By Bruce Levine-

(CBS) The time is now for White Sox second baseman Gordon Beckham.

The former No. 1 pick in 2008 has been hard pressed to show the same offensive skills that made him a Rookie of the Year runner-up in 2009. Last year was an injury-plagued season for Beckham, who missed time at the start of the year with a hand injury and struggled with a leg injury as well.

Beckham enters his fifth full season with a question mark as to his future with the White Sox.

“Going through some struggles, it was annoying for me,” Beckham said. “The fact is I feel I have come through it mentally and personally, (and it) makes me believe I am that much stronger. I have been down pretty low at times, so there is not much that can get to me now.”

Beckham has kept his cool on the field, playing Gold Glove-caliber second base, after he was switched from third base his rookie year. But along with a .380 career slugging percentage, that won’t keep you in the starting lineup forever.

A significant change in batting style helped Beckham hit for his best average (.267 ) since 2009. A deep crouch reminiscent of hitting king Pete Rose dramatically impacted his year. Now, Beckham would like to try and add power and run production to his game.

“When I got down on my legs, it helped keep me in a good place and not lunge at pitches,” Beckham said. “This year I won’t crouch down as much in order to get more body into it. Confidence-wise, it was more of a feel thing (deep crouch).”

New White Sox hitting coach Todd Steverson becomes Beckham’s third hitting coach in the last four years.

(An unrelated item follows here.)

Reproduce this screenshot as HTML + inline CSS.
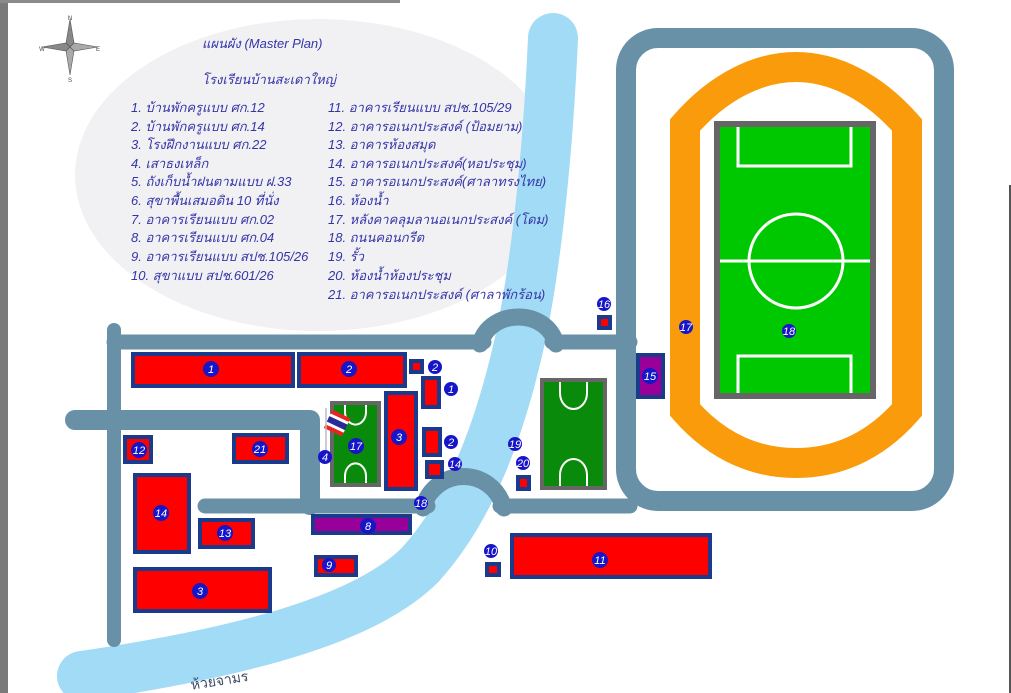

“I like what he has been putting out there,” Beckham  said. “He has stayed on top of my approach, reminding me on good and inconsistent habits. He has made the transition a real positive experience.”

Beckham and a number of other White Sox hitters had a communication breakdown with Jeff Manto last season, which led to a change at hitting coach. In fairness to Manto, no one in the batting order had anywhere close to their normal career numbers except Beckham and Aleixei Ramirez.

Manager Robin Ventura is unsure who will bat in the No. 2 hole behind new lead-off man Adam Eaton. Beckham is a candidate, though he’s not concerned where he bats.

“I am going to hit second or eight and nine,” he said. “With all going well, I think me hitting in the second spot helps the team. I can handle the bat a little bit, and it would help the team if I hit there and hit well.”

Numerous teams inquired about Beckham in the offseason  One stellar year at the plate could re-establish Beckham as the leader of this team after Paul Konerko retires.